Andre Bezanson is still working on his PhD, but he's already making waves in the field of ultrasound imaging.

Bezanson, a biomedical engineering student, is conducting research that allows scientists and clinical researchers to image smaller objects with a higher resolution using —and at a lower cost than with traditional high frequency ultrasound devices.

His work recently earned him the Mitacs Award for Outstanding Innovation, an award given annually to five Mitacs-sponsored innovators chosen out of thousands of nominees from across Canada. Bezanson was also a recipient of Dalhousie's Marble Prize and an attendee at the 2013 IEEE Ultrasonics, Ferroelectrics, and Frequency Control Society conference in Prague, where he was honored with the Student Paper Competition Award.

Mitacs is a Canadian not-for-profit organization that offers funding for internships and fellowships at Canadian universities for international undergraduate and graduate students.

"I did a work term where I had additional funding through Mitacs," Bezanson says. "I partnered up with Daxsonics, which is a startup ultrasound company here in Halifax. During the work term we focused on producing a high resolution ultrasound system primarily focused on scanning small animals."

A practical solution

The device that Bezanson and Daxsonics came up with is different than other high resolution ultrasound systems because it replaces expensive and bulky electromagnetic motors with a piezoelectric bimorph—a simple, credit card-shaped object that bends under an electrical field and costs only about $20.

He says the primary application for the system is preclinical studies with small animals.

"There are no low cost systems out there with a price-point that makes the unit accessible to a standard academic researcher, so we were looking to bring the cost down to the point where academic researchers can afford the systems on a typical grant," he says. "We were able to pull that off during my work term, which was a massive breakthrough."

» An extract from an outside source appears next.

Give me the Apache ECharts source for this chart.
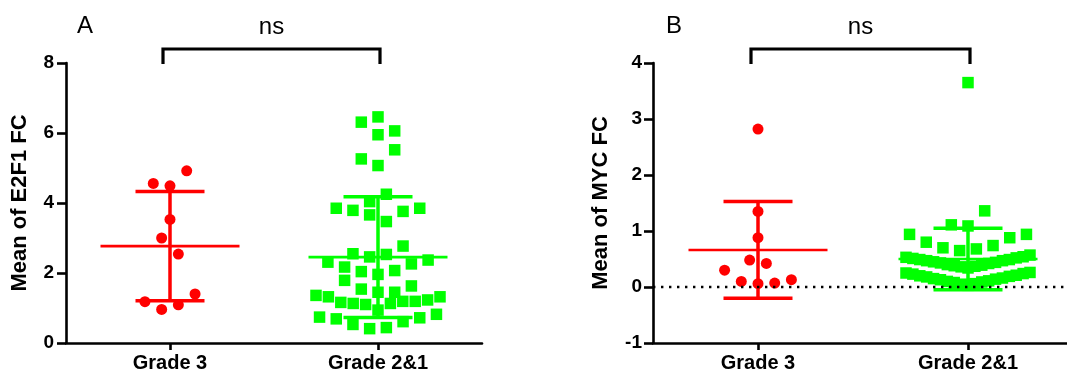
<!DOCTYPE html>
<html>
<head>
<meta charset="utf-8">
<script src="https://cdn.jsdelivr.net/npm/echarts@6/dist/echarts.min.js"></script>
<style>
  html, body { margin: 0; padding: 0; background: #ffffff; }
  #chart { width: 1067px; height: 379px; }
</style>
</head>
<body>
<div id="chart"></div>
<script>
// ---------------- data ----------------
const categories = ['Grade 3', 'Grade 2&1'];
const panelLetters = ['A', 'B'];
const yAxisNames = ['Mean of E2F1 FC', 'Mean of MYC FC'];
const significance = 'ns';

// Panel A: Mean of E2F1 FC (listed in data-entry order)
const e2f1Grade3 = [0.96, 1.09, 1.18, 1.40, 3.00, 2.54, 3.53, 4.49, 4.56, 4.92];
const e2f1Grade21 = [
  0.41, 0.44, 0.53, 0.61, 0.69, 0.72, 0.74, 0.82,
  0.94, 1.10, 1.13, 1.13, 1.19, 1.16, 1.19, 1.32, 1.23, 1.36, 1.32,
  1.45, 1.54, 1.45, 1.79, 1.63,
  1.96, 2.04, 2.07, 2.17, 2.26, 2.31, 2.37,
  2.46, 2.53, 2.55, 2.77,
  3.66, 3.47, 3.79, 3.76, 3.85, 3.85,
  4.04, 4.25,
  5.07, 5.26, 5.52,
  5.95, 6.31, 6.06,
  6.46
];

// Panel B: Mean of MYC FC
const mycGrade3 = [0.06, 0.10, 0.07, 0.30, 0.13, 0.48, 0.42, 0.88, 1.35, 2.82];
const mycGrade21 = [
  0.03, 0.05, 0.06, 0.08, 0.09, 0.10, 0.11, 0.13, 0.14, 0.15, 0.16, 0.18, 0.19, 0.20, 0.21, 0.23, 0.24, 0.25, 0.26,
  0.34, 0.36, 0.37, 0.38, 0.39, 0.40, 0.42, 0.43, 0.44, 0.45, 0.47, 0.47, 0.49, 0.49, 0.52, 0.51, 0.54, 0.53, 0.57,
  0.65, 0.68, 0.70, 0.74, 0.80, 0.88, 0.94, 0.94,
  1.09, 1.11, 1.36,
  3.65
];

// axis ranges [min, max, interval]
const yRangeA = [0, 8, 2];
const yRangeB = [-1, 4, 1];

// ---------------- layout / style ----------------
const FONT = '"Liberation Sans", Arial, Helvetica, sans-serif';
const RED = '#ff0000';
const GREEN = '#00ff00';
const gridA = { left: 66, top: 63, width: 416, height: 280 };
const gridB = { left: 653, top: 63, width: 414, height: 280 };
const xMaxA = 4;
const xMaxB = gridB.width / 105;   // category centres 105 px in from the left, 210 px apart
const catPos = [1, 3];

const BIN_PX = 17;      // vertical bin height for the scatter rows
const STEP_PX = 16.7;   // horizontal spacing of points in a row
const MAX_ROW_W = 124;  // widest a row may be

function meanSd(a) {
  const m = a.reduce((s, v) => s + v, 0) / a.length;
  const v = a.reduce((s, x) => s + (x - m) * (x - m), 0) / (a.length - 1);
  return [m, Math.sqrt(v)];
}

// Prism-like scatter-dot layout: rows binned by value, points spread centre-outward
function scatterDots(values, centre, pxPerUnitY, unitsPerPxX) {
  const thr = BIN_PX / pxPerUnitY;
  const order = values.map((v, i) => i).sort((a, b) => values[a] - values[b] || a - b);
  const bins = [];
  let cur = null, start = null;
  order.forEach(i => {
    if (cur === null || values[i] - start > thr + 1e-9) {
      cur = [i]; start = values[i]; bins.push(cur);
    } else cur.push(i);
  });
  const off = new Array(values.length).fill(0);
  bins.forEach(b => {
    b.sort((a, c) => a - c);
    const n = b.length;
    const step = n > 1 ? Math.min(STEP_PX, MAX_ROW_W / (n - 1)) : 0;
    b.forEach((i, j) => {
      let slot;
      if (n % 2 === 1) slot = j === 0 ? 0 : (j % 2 === 1 ? -Math.ceil(j / 2) : j / 2);
      else { const k = Math.floor(j / 2); slot = j % 2 === 0 ? -(k + 0.5) : (k + 0.5); }
      off[i] = slot * step;
    });
  });
  return values.map((v, i) => [centre + off[i] * unitsPerPxX, v]);
}

const pxA = gridA.height / (yRangeA[1] - yRangeA[0]);
const pxB = gridB.height / (yRangeB[1] - yRangeB[0]);
const uxA = xMaxA / gridA.width;
const uxB = xMaxB / gridB.width;

function errorBarSeries(xi, yi, x, arr, color) {
  const [m, sd] = meanSd(arr);
  return {
    type: 'custom', xAxisIndex: xi, yAxisIndex: yi, z: 4, silent: true,
    data: [[x, m, sd]],
    renderItem: function (params, api) {
      const xv = api.value(0), mv = api.value(1), sv = api.value(2);
      const c = api.coord([xv, mv]);
      const t = api.coord([xv, mv + sv]);
      const b = api.coord([xv, mv - sv]);
      const st = { stroke: color, lineWidth: 3.5 };
      return {
        type: 'group',
        children: [
          { type: 'line', shape: { x1: c[0] - 69.5, y1: c[1], x2: c[0] + 69.5, y2: c[1] }, style: { stroke: color, lineWidth: 2.6 } },
          { type: 'line', shape: { x1: t[0], y1: t[1], x2: b[0], y2: b[1] }, style: st },
          { type: 'line', shape: { x1: t[0] - 34.5, y1: t[1], x2: t[0] + 34.5, y2: t[1] }, style: st },
          { type: 'line', shape: { x1: b[0] - 34.5, y1: b[1], x2: b[0] + 34.5, y2: b[1] }, style: st }
        ]
      };
    }
  };
}

function bracketSeries(xi, yi, yTop) {
  return {
    type: 'custom', xAxisIndex: xi, yAxisIndex: yi, silent: true, clip: false,
    data: [[catPos[0], catPos[1], yTop]],
    renderItem: function (params, api) {
      const p1 = api.coord([api.value(0), api.value(2)]);
      const p2 = api.coord([api.value(1), api.value(2)]);
      const xl = p1[0] - 7, xr = p2[0] + 2;
      const yb = p1[1] - 14, yLeg = p1[1] + 1;
      const st = { stroke: '#000', lineWidth: 3.2, fill: null, lineJoin: 'miter' };
      return {
        type: 'group',
        children: [
          { type: 'polyline', shape: { points: [[xl, yLeg], [xl, yb], [xr, yb], [xr, yLeg]] }, style: st },
          { type: 'text', x: (xl + xr) / 2, y: yb - 22,
            style: { text: significance, fill: '#000', font: '24px ' + FONT, align: 'center', verticalAlign: 'middle' } }
        ]
      };
    }
  };
}

function xAxisCfg(gi, max) {
  return {
    type: 'value', gridIndex: gi, min: 0, max: max,
    axisLine: { show: true, onZero: false, lineStyle: { color: '#000', width: 2.6 } },
    axisTick: { show: true, length: 7, customValues: catPos, lineStyle: { color: '#000', width: 2.6 } },
    axisLabel: {
      customValues: catPos, margin: 10,
      formatter: v => categories[Math.round((v - 1) / 2)],
      color: '#000', fontSize: 20, fontWeight: 'bold', fontFamily: FONT
    },
    splitLine: { show: false }
  };
}

function yAxisCfg(gi, r, name, gap, labelMargin) {
  return {
    type: 'value', gridIndex: gi, min: r[0], max: r[1], interval: r[2],
    name: name, nameLocation: 'middle', nameGap: gap,
    nameTextStyle: { color: '#000', fontSize: 22, fontWeight: 'bold', fontFamily: FONT },
    axisLine: { show: true, onZero: false, lineStyle: { color: '#000', width: 2.6 } },
    axisTick: { show: true, length: 9, lineStyle: { color: '#000', width: 2.6 } },
    axisLabel: { margin: labelMargin, color: '#000', fontSize: 19, fontWeight: 'bold', fontFamily: FONT },
    splitLine: { show: false }
  };
}

const option = {
  animation: false,
  backgroundColor: '#ffffff',
  grid: [gridA, gridB],
  xAxis: [xAxisCfg(0, xMaxA), xAxisCfg(1, xMaxB)],
  yAxis: [yAxisCfg(0, yRangeA, yAxisNames[0], 35, 12), yAxisCfg(1, yRangeB, yAxisNames[1], 41, 11)],
  graphic: [
    { type: 'text', left: 77, top: 14, style: { text: panelLetters[0], fill: '#000', font: '24px ' + FONT } },
    { type: 'text', left: 666, top: 14, style: { text: panelLetters[1], fill: '#000', font: '24px ' + FONT } }
  ],
  series: [
    // zero reference line in panel B
    {
      type: 'line', xAxisIndex: 1, yAxisIndex: 1, data: [], z: 1, silent: true,
      markLine: {
        silent: true, symbol: 'none', label: { show: false },
        lineStyle: { color: '#000', width: 2.4, type: [2.4, 5.6], cap: 'butt' },
        data: [{ yAxis: 0 }]
      }
    },
    {
      type: 'scatter', xAxisIndex: 0, yAxisIndex: 0, z: 3, symbol: 'circle', symbolSize: 11,
      itemStyle: { color: RED, opacity: 1 },
      data: scatterDots(e2f1Grade3, catPos[0], pxA, uxA)
    },
    {
      type: 'scatter', xAxisIndex: 0, yAxisIndex: 0, z: 3, symbol: 'rect', symbolSize: 11.5,
      itemStyle: { color: GREEN, opacity: 1 },
      data: scatterDots(e2f1Grade21, catPos[1], pxA, uxA)
    },
    {
      type: 'scatter', xAxisIndex: 1, yAxisIndex: 1, z: 3, symbol: 'circle', symbolSize: 11,
      itemStyle: { color: RED, opacity: 1 },
      data: scatterDots(mycGrade3, catPos[0], pxB, uxB)
    },
    {
      type: 'scatter', xAxisIndex: 1, yAxisIndex: 1, z: 3, symbol: 'rect', symbolSize: 11.5,
      itemStyle: { color: GREEN, opacity: 1 },
      data: scatterDots(mycGrade21, catPos[1], pxB, uxB)
    },
    errorBarSeries(0, 0, catPos[0], e2f1Grade3, RED),
    errorBarSeries(0, 0, catPos[1], e2f1Grade21, GREEN),
    errorBarSeries(1, 1, catPos[0], mycGrade3, RED),
    errorBarSeries(1, 1, catPos[1], mycGrade21, GREEN),
    bracketSeries(0, 0, yRangeA[1]),
    bracketSeries(1, 1, yRangeB[1])
  ]
};

const chart = echarts.init(document.getElementById('chart'), null, { renderer: 'canvas' });
chart.setOption(option);
</script>
</body>
</html>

Many labs that are unable to afford an imaging device for small animals must breed large sample populations and employ dissection as a primary imaging technique. With an affordable device, labs can dramatically cut down on the sample size needed and non-invasively track physiological changes, such as tumor growth, directly. This saves researchers time and money, and saves the lives of many lab animals as well.

Though it's currently being viewed as a pre-clinical research tool, the device may be used in other research labs such as biology or neuroscience. "The more people who get to use it, the more people coming out with interesting, relevant data," Bezanson enthuses.